Data supplied -
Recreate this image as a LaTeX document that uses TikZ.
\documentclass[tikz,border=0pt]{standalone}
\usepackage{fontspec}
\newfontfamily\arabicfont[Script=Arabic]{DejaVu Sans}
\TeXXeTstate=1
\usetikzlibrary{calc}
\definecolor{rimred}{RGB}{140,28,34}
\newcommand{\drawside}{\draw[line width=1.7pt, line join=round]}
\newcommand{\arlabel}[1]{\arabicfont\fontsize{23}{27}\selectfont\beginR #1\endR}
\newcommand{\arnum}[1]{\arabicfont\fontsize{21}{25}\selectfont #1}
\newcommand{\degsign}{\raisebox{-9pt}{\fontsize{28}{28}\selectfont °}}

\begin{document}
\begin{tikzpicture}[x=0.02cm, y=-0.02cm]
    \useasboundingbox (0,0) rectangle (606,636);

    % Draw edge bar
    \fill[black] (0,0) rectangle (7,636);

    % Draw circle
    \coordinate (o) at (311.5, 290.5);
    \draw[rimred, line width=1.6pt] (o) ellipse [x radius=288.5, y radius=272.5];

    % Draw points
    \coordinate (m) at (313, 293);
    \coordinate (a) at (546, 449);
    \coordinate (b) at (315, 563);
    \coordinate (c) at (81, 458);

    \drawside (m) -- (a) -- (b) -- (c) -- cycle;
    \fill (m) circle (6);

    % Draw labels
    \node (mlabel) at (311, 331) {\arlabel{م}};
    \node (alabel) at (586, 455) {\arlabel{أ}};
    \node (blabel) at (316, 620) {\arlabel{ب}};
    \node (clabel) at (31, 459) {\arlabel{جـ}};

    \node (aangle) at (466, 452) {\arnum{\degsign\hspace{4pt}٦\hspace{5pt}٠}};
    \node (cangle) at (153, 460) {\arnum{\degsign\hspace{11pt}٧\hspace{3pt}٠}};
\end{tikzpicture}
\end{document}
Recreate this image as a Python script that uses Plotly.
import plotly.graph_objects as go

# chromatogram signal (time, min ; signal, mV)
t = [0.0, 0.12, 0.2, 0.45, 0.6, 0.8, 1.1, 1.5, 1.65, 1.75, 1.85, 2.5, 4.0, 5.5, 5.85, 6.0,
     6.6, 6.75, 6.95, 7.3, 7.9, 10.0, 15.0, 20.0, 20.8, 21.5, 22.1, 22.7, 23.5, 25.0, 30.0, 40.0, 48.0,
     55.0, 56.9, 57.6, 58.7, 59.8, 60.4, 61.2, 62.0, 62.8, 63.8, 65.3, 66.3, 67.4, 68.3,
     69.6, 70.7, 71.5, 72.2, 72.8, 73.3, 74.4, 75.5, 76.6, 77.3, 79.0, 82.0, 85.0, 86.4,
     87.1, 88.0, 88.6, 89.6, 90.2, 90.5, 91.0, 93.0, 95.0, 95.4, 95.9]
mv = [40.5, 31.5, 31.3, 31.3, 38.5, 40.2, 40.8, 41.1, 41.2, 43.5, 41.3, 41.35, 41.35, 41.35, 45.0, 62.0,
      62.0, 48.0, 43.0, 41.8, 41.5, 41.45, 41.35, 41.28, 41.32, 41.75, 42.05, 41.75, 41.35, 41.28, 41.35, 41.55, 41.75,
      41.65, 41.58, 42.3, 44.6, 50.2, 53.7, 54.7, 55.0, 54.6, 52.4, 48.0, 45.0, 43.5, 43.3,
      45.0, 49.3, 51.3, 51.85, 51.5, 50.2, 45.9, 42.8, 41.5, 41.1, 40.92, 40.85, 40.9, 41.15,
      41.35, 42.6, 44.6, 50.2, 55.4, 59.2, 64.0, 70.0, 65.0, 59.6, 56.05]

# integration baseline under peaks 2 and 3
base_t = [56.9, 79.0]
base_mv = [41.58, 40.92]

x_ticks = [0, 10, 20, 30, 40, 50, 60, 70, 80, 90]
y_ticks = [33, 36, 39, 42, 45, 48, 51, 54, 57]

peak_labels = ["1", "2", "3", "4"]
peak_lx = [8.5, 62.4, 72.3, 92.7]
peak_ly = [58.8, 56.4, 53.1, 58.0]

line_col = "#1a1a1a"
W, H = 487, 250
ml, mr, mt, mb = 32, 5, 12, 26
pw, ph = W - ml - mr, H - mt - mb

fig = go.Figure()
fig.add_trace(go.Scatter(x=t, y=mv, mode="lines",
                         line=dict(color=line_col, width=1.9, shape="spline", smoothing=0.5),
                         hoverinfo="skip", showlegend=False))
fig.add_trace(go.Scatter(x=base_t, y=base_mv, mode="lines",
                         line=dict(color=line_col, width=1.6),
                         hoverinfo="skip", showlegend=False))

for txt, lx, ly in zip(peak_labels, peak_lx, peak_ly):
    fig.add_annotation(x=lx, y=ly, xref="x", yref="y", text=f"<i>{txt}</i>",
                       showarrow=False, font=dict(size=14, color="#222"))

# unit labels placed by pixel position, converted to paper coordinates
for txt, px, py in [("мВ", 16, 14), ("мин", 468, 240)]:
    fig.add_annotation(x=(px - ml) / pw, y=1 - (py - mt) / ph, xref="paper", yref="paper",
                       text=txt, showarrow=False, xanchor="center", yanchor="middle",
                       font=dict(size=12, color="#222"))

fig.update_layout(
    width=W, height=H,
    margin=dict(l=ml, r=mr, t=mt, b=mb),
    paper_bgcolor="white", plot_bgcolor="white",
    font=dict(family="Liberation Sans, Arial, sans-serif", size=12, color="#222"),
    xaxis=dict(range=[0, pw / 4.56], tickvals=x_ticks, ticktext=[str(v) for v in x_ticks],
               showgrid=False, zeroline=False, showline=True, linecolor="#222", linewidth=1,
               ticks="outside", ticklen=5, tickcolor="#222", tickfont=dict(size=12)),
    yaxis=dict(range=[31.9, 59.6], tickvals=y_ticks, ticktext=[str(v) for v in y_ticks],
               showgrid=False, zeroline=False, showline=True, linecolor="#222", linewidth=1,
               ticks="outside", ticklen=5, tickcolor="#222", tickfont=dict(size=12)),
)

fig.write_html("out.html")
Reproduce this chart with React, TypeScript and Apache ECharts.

Short problem - Please restate the data word for word, every record included.

Correct output -
Recreate this image as a LaTeX document that uses TikZ.
\documentclass[tikz,border=0pt]{standalone}
\usepackage{fontspec}
\newfontfamily\arabicfont[Script=Arabic]{DejaVu Sans}
\TeXXeTstate=1
\usetikzlibrary{calc}
\definecolor{rimred}{RGB}{140,28,34}
\newcommand{\drawside}{\draw[line width=1.7pt, line join=round]}
\newcommand{\arlabel}[1]{\arabicfont\fontsize{23}{27}\selectfont\beginR #1\endR}
\newcommand{\arnum}[1]{\arabicfont\fontsize{21}{25}\selectfont #1}
\newcommand{\degsign}{\raisebox{-9pt}{\fontsize{28}{28}\selectfont °}}

\begin{document}
\begin{tikzpicture}[x=0.02cm, y=-0.02cm]
    \useasboundingbox (0,0) rectangle (606,636);

    % Draw edge bar
    \fill[black] (0,0) rectangle (7,636);

    % Draw circle
    \coordinate (o) at (311.5, 290.5);
    \draw[rimred, line width=1.6pt] (o) ellipse [x radius=288.5, y radius=272.5];

    % Draw points
    \coordinate (m) at (313, 293);
    \coordinate (a) at (546, 449);
    \coordinate (b) at (315, 563);
    \coordinate (c) at (81, 458);

    \drawside (m) -- (a) -- (b) -- (c) -- cycle;
    \fill (m) circle (6);

    % Draw labels
    \node (mlabel) at (311, 331) {\arlabel{م}};
    \node (alabel) at (586, 455) {\arlabel{أ}};
    \node (blabel) at (316, 620) {\arlabel{ب}};
    \node (clabel) at (31, 459) {\arlabel{جـ}};

    \node (aangle) at (466, 452) {\arnum{\degsign\hspace{4pt}٦\hspace{5pt}٠}};
    \node (cangle) at (153, 460) {\arnum{\degsign\hspace{11pt}٧\hspace{3pt}٠}};
\end{tikzpicture}
\end{document}
Recreate this image as a Python script that uses Plotly.
import plotly.graph_objects as go

# chromatogram signal (time, min ; signal, mV)
t = [0.0, 0.12, 0.2, 0.45, 0.6, 0.8, 1.1, 1.5, 1.65, 1.75, 1.85, 2.5, 4.0, 5.5, 5.85, 6.0,
     6.6, 6.75, 6.95, 7.3, 7.9, 10.0, 15.0, 20.0, 20.8, 21.5, 22.1, 22.7, 23.5, 25.0, 30.0, 40.0, 48.0,
     55.0, 56.9, 57.6, 58.7, 59.8, 60.4, 61.2, 62.0, 62.8, 63.8, 65.3, 66.3, 67.4, 68.3,
     69.6, 70.7, 71.5, 72.2, 72.8, 73.3, 74.4, 75.5, 76.6, 77.3, 79.0, 82.0, 85.0, 86.4,
     87.1, 88.0, 88.6, 89.6, 90.2, 90.5, 91.0, 93.0, 95.0, 95.4, 95.9]
mv = [40.5, 31.5, 31.3, 31.3, 38.5, 40.2, 40.8, 41.1, 41.2, 43.5, 41.3, 41.35, 41.35, 41.35, 45.0, 62.0,
      62.0, 48.0, 43.0, 41.8, 41.5, 41.45, 41.35, 41.28, 41.32, 41.75, 42.05, 41.75, 41.35, 41.28, 41.35, 41.55, 41.75,
      41.65, 41.58, 42.3, 44.6, 50.2, 53.7, 54.7, 55.0, 54.6, 52.4, 48.0, 45.0, 43.5, 43.3,
      45.0, 49.3, 51.3, 51.85, 51.5, 50.2, 45.9, 42.8, 41.5, 41.1, 40.92, 40.85, 40.9, 41.15,
      41.35, 42.6, 44.6, 50.2, 55.4, 59.2, 64.0, 70.0, 65.0, 59.6, 56.05]

# integration baseline under peaks 2 and 3
base_t = [56.9, 79.0]
base_mv = [41.58, 40.92]

x_ticks = [0, 10, 20, 30, 40, 50, 60, 70, 80, 90]
y_ticks = [33, 36, 39, 42, 45, 48, 51, 54, 57]

peak_labels = ["1", "2", "3", "4"]
peak_lx = [8.5, 62.4, 72.3, 92.7]
peak_ly = [58.8, 56.4, 53.1, 58.0]

line_col = "#1a1a1a"
W, H = 487, 250
ml, mr, mt, mb = 32, 5, 12, 26
pw, ph = W - ml - mr, H - mt - mb

fig = go.Figure()
fig.add_trace(go.Scatter(x=t, y=mv, mode="lines",
                         line=dict(color=line_col, width=1.9, shape="spline", smoothing=0.5),
                         hoverinfo="skip", showlegend=False))
fig.add_trace(go.Scatter(x=base_t, y=base_mv, mode="lines",
                         line=dict(color=line_col, width=1.6),
                         hoverinfo="skip", showlegend=False))

for txt, lx, ly in zip(peak_labels, peak_lx, peak_ly):
    fig.add_annotation(x=lx, y=ly, xref="x", yref="y", text=f"<i>{txt}</i>",
                       showarrow=False, font=dict(size=14, color="#222"))

# unit labels placed by pixel position, converted to paper coordinates
for txt, px, py in [("мВ", 16, 14), ("мин", 468, 240)]:
    fig.add_annotation(x=(px - ml) / pw, y=1 - (py - mt) / ph, xref="paper", yref="paper",
                       text=txt, showarrow=False, xanchor="center", yanchor="middle",
                       font=dict(size=12, color="#222"))

fig.update_layout(
    width=W, height=H,
    margin=dict(l=ml, r=mr, t=mt, b=mb),
    paper_bgcolor="white", plot_bgcolor="white",
    font=dict(family="Liberation Sans, Arial, sans-serif", size=12, color="#222"),
    xaxis=dict(range=[0, pw / 4.56], tickvals=x_ticks, ticktext=[str(v) for v in x_ticks],
               showgrid=False, zeroline=False, showline=True, linecolor="#222", linewidth=1,
               ticks="outside", ticklen=5, tickcolor="#222", tickfont=dict(size=12)),
    yaxis=dict(range=[31.9, 59.6], tickvals=y_ticks, ticktext=[str(v) for v in y_ticks],
               showgrid=False, zeroline=False, showline=True, linecolor="#222", linewidth=1,
               ticks="outside", ticklen=5, tickcolor="#222", tickfont=dict(size=12)),
)

fig.write_html("out.html")
Reproduce this chart with React, TypeScript and Apache ECharts.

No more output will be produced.